Quote exactly, and only, the lines of the material below from the line with "Reproduce this chart with Chart.js." through the line with "const rotulosY = [1, 10, 100];".

*** GIVEN RECORDS

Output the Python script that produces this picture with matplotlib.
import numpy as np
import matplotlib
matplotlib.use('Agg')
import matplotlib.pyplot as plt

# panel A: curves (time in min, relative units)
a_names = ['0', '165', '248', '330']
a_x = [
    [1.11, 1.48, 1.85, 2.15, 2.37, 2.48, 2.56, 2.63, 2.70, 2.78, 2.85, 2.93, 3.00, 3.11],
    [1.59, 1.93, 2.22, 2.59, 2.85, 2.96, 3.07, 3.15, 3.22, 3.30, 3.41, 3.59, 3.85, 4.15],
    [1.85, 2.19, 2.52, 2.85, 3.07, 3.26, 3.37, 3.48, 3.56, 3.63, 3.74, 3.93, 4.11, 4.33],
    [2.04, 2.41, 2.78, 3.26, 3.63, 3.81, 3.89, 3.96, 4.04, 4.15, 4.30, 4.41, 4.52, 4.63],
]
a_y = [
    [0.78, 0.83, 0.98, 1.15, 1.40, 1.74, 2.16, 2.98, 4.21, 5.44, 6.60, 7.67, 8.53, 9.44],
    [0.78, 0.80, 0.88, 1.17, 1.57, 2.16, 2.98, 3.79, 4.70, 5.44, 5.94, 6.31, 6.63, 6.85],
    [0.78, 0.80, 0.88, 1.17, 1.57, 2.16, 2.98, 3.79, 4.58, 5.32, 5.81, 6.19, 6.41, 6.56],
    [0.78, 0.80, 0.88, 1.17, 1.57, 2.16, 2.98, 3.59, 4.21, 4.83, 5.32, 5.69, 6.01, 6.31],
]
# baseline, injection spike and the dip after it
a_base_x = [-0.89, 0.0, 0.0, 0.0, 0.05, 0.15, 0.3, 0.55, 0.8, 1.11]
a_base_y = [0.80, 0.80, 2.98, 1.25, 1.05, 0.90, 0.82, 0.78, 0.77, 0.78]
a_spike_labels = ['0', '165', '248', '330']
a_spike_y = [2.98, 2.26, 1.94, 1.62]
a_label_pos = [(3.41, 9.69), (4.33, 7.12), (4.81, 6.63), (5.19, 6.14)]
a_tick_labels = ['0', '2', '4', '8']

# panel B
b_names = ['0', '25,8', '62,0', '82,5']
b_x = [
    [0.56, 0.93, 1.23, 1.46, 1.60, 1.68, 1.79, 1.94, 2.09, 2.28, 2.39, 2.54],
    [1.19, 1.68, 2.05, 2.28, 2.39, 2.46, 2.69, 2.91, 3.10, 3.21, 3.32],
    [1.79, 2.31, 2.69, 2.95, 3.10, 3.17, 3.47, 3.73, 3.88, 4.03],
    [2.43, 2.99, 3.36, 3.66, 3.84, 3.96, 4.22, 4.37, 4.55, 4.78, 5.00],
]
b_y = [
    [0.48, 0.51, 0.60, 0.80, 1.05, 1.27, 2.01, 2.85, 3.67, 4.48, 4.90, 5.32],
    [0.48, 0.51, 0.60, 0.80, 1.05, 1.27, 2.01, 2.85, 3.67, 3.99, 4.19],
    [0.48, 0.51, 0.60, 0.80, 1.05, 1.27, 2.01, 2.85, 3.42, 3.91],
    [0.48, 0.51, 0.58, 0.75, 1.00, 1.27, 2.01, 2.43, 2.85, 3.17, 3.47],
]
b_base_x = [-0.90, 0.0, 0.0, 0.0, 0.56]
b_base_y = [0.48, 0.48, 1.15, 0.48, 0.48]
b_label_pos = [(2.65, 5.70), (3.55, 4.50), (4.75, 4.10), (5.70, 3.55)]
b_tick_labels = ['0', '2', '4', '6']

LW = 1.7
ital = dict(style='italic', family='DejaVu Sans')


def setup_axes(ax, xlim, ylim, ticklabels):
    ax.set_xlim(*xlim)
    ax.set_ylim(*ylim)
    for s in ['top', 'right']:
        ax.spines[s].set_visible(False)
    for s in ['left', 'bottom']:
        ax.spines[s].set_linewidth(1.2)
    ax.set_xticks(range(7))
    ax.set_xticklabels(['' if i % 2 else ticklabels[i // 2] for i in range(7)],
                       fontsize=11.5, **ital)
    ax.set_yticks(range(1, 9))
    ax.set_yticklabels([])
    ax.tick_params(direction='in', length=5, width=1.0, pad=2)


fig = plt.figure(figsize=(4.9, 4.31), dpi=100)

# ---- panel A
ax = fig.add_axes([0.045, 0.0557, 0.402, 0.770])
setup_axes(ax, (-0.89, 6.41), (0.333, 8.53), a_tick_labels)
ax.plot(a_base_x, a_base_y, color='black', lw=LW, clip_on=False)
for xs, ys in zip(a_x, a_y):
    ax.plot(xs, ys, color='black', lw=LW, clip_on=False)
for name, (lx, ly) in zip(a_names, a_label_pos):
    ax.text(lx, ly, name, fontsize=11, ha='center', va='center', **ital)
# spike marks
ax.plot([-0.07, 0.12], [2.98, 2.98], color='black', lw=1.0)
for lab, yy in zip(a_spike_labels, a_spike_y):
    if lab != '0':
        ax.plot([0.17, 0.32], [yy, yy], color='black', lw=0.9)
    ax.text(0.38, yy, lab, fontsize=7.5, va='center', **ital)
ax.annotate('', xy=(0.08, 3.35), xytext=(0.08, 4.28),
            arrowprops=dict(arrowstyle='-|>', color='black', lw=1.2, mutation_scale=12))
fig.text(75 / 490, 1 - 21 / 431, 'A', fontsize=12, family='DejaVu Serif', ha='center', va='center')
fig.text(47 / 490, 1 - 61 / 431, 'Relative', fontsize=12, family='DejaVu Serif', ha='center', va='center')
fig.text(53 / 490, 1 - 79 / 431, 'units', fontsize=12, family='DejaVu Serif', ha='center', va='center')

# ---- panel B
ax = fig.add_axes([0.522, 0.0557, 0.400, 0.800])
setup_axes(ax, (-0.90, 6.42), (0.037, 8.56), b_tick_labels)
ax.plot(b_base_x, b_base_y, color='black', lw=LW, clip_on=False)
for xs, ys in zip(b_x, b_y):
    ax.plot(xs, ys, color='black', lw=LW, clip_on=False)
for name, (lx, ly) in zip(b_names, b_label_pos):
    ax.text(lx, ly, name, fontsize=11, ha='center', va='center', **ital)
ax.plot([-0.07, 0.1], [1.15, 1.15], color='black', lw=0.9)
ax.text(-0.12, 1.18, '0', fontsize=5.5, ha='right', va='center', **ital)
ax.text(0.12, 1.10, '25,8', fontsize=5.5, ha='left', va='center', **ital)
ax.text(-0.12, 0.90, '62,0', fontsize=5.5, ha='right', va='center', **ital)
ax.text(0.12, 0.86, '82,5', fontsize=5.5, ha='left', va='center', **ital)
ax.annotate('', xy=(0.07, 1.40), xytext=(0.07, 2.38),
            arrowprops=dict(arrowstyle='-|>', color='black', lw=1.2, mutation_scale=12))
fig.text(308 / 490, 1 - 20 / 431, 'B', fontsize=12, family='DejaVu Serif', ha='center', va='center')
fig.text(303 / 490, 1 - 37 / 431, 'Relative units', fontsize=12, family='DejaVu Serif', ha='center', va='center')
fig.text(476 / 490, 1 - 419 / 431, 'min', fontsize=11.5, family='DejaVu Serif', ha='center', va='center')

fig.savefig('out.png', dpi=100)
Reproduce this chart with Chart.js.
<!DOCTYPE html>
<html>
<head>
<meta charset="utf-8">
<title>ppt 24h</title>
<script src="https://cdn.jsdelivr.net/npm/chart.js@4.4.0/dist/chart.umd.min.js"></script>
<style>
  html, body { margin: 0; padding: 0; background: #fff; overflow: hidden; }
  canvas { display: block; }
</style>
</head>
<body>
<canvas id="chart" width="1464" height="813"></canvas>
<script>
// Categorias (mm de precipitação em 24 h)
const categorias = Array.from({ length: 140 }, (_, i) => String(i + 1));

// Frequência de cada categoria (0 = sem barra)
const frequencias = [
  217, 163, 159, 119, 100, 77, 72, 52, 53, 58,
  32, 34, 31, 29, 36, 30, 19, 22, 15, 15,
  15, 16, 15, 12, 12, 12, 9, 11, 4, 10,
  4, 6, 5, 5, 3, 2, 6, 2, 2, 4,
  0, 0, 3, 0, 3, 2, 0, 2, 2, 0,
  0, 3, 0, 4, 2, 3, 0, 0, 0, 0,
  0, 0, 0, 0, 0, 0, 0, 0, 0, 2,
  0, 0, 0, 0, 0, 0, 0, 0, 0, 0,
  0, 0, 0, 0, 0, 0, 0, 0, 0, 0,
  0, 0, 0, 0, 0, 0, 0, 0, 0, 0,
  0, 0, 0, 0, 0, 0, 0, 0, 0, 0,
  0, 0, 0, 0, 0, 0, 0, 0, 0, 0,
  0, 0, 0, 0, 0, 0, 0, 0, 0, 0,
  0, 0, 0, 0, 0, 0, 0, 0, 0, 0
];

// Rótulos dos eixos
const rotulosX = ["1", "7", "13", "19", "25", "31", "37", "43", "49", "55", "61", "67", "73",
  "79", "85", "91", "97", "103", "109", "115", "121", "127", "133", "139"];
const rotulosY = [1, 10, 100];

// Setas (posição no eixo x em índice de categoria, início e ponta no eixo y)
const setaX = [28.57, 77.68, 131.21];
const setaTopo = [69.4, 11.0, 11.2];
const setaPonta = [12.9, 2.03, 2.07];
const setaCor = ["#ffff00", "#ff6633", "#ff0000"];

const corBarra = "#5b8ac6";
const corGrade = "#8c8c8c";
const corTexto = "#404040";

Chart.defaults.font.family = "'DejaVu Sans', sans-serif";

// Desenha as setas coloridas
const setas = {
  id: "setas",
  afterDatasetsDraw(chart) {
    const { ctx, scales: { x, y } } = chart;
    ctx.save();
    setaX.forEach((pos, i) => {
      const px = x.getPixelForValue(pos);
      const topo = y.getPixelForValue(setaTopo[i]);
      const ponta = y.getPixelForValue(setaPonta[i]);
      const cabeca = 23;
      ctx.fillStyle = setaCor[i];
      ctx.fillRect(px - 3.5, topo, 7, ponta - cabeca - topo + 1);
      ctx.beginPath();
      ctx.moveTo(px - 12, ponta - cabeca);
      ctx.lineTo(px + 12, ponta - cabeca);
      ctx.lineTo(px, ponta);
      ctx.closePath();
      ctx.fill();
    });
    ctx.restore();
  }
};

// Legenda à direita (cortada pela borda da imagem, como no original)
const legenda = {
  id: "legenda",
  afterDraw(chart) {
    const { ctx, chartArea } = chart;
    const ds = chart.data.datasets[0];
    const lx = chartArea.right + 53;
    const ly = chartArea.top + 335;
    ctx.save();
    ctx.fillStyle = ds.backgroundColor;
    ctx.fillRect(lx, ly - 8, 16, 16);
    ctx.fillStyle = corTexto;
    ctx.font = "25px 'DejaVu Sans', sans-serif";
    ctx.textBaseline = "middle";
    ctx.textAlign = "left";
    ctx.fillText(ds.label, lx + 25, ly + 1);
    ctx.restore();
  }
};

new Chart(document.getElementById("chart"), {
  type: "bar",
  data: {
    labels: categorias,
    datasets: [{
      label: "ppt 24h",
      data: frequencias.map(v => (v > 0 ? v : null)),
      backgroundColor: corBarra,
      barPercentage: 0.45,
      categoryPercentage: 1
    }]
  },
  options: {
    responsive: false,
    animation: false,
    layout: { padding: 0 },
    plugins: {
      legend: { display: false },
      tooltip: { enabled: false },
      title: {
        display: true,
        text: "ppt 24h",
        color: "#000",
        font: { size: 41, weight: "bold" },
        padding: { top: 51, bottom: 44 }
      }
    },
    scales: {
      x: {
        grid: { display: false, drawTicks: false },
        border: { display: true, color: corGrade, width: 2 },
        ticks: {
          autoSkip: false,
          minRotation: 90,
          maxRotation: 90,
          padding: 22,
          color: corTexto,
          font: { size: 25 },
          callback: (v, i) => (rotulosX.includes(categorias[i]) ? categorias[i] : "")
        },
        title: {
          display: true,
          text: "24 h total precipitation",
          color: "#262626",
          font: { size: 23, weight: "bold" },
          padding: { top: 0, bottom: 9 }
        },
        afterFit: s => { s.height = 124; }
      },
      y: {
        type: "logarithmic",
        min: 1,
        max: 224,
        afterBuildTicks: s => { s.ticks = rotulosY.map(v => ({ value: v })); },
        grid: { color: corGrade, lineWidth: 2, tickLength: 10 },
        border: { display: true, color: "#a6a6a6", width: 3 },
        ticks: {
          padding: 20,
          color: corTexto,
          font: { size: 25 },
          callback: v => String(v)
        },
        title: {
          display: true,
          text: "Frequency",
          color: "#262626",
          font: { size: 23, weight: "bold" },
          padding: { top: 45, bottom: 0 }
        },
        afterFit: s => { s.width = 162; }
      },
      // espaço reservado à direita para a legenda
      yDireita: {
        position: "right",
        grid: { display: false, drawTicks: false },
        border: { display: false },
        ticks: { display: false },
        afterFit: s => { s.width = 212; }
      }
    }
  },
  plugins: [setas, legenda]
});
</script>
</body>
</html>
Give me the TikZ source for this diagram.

******

• REPLY TO THE EXERCISE:
Reproduce this chart with Chart.js.
<!DOCTYPE html>
<html>
<head>
<meta charset="utf-8">
<title>ppt 24h</title>
<script src="https://cdn.jsdelivr.net/npm/chart.js@4.4.0/dist/chart.umd.min.js"></script>
<style>
  html, body { margin: 0; padding: 0; background: #fff; overflow: hidden; }
  canvas { display: block; }
</style>
</head>
<body>
<canvas id="chart" width="1464" height="813"></canvas>
<script>
// Categorias (mm de precipitação em 24 h)
const categorias = Array.from({ length: 140 }, (_, i) => String(i + 1));

// Frequência de cada categoria (0 = sem barra)
const frequencias = [
  217, 163, 159, 119, 100, 77, 72, 52, 53, 58,
  32, 34, 31, 29, 36, 30, 19, 22, 15, 15,
  15, 16, 15, 12, 12, 12, 9, 11, 4, 10,
  4, 6, 5, 5, 3, 2, 6, 2, 2, 4,
  0, 0, 3, 0, 3, 2, 0, 2, 2, 0,
  0, 3, 0, 4, 2, 3, 0, 0, 0, 0,
  0, 0, 0, 0, 0, 0, 0, 0, 0, 2,
  0, 0, 0, 0, 0, 0, 0, 0, 0, 0,
  0, 0, 0, 0, 0, 0, 0, 0, 0, 0,
  0, 0, 0, 0, 0, 0, 0, 0, 0, 0,
  0, 0, 0, 0, 0, 0, 0, 0, 0, 0,
  0, 0, 0, 0, 0, 0, 0, 0, 0, 0,
  0, 0, 0, 0, 0, 0, 0, 0, 0, 0,
  0, 0, 0, 0, 0, 0, 0, 0, 0, 0
];

// Rótulos dos eixos
const rotulosX = ["1", "7", "13", "19", "25", "31", "37", "43", "49", "55", "61", "67", "73",
  "79", "85", "91", "97", "103", "109", "115", "121", "127", "133", "139"];
const rotulosY = [1, 10, 100];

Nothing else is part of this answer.